This week's tax clampdown in the UK has come as a shock to the local industry. From the highs of the awards season in which the Brits were again out in force, the territory's industry is now back down in the dumps (see In Focus, p6).
What happened was familiar to many territories in recent years. There was a rush to exploit a tax loophole that was then abruptly closed off when politicians began to calculate the sums involved in nurses' pay rises and winnable votes.
There is no question that there have been victims in the UK this week. The partnerships that pushed through the so-called Gaap finance schemes have been bruised, but the real pain will be for those preparing to work on films that may now be delayed or even dropped. At least the government listened to protests and exempted sale-and-leaseback schemes which had been caught up in the clampdown.

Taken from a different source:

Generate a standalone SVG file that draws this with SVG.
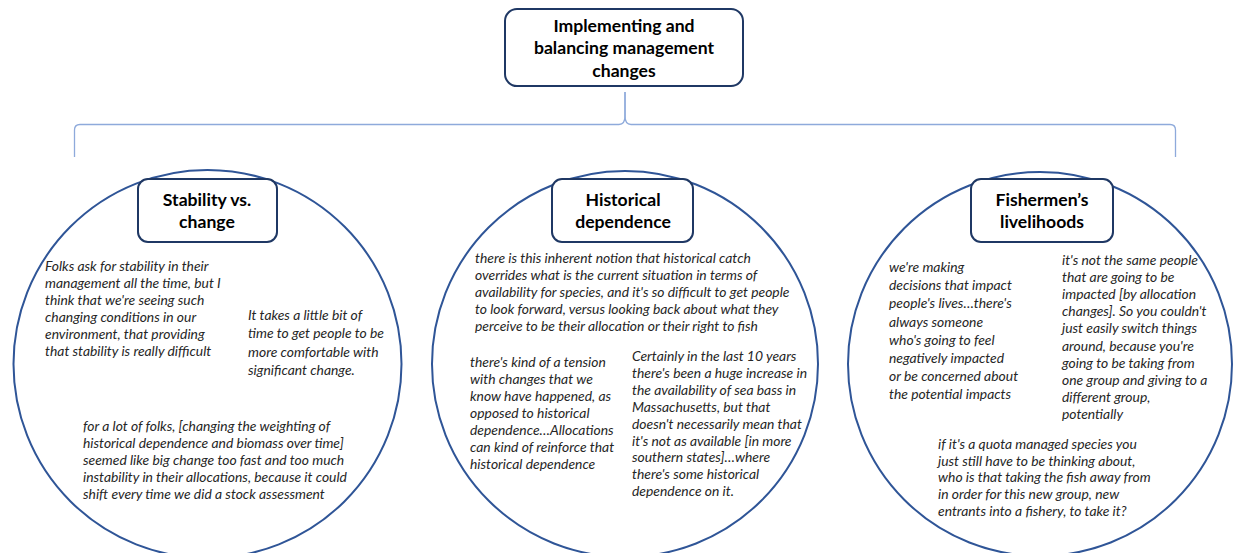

A sense of international perspective will seem like the coldest of comfort here but Screen will not play the hypocrite.
But earlier this year, we wrote: "When the tax loophole is more important than the product, there is little hope for growth, and in this post-Enron world, governments are far less likely to leave the back door unlocked for the smart or unscrupulous to steal in ... Waiting for the next big loophole boom is a dead end that will do nothing to build that sustainable business."
Right now that is probably an unpopular position, but when the smoke clears there may yet be positives for the UK and any other territory looking to the future.
Gaap was in some ways the most dangerous of all the loophole arrangements we are talking about. It relied on what is called sideways loss relief, which is based on the premise that films make a loss and therefore are good for investors as a neat write-off.
There is no discredit to producers for using it, or in our view to partnerships that have chanced their arm in trying to get it through tax authorities. One cannot reasonably expect such companies to sacrifice their self-interest to the good of a rather ill-defined concept called the 'film industry'. But we can argue the effect of that self-interest has been damaging to all. If film can only exist through the largesse of the state or as a tax write-off for wealthy investors, then where is the beef'
It may be naive, but it is surely better if investors see film as a potential, albeit risky, profit centre. Happily, there are others banking on that idea: Dresdner Kleinwort's slate financing proposal, for example, or the establishment of Visible Films, which pools three of the UK's leading producers to encourage private equity to back commercial films. The difference in those cases is that they promise potential profits, not assured losses.
The UK will recover, not least because, like Germany, it now has an attractive and stable tax credit, for all its cultural test weirdness. It will also be supported because, after all this week's tough talking, politicians know film is good for business - every business. The Queen, just like the royal family it portrays, is a unique way of putting Britain on the map, as even republicans must admit.
If there is any doubt about that, just look to the US. Individual states are falling over themselves to introduce tax breaks not only to keep the local films that had once been prone to run away, but increasingly to win foreign production. Their calculations are not sentimental, just good, hard business sense.
If we are talking about film as a potential profit-maker with a calculable cultural, social and economic value, then we have an industry. But a hard-luck case waiting for the taxman to steal the welfare cheque is a charity.
It is no consolation to the producer desperately seeking finance, but the future still looks bright from our perspective.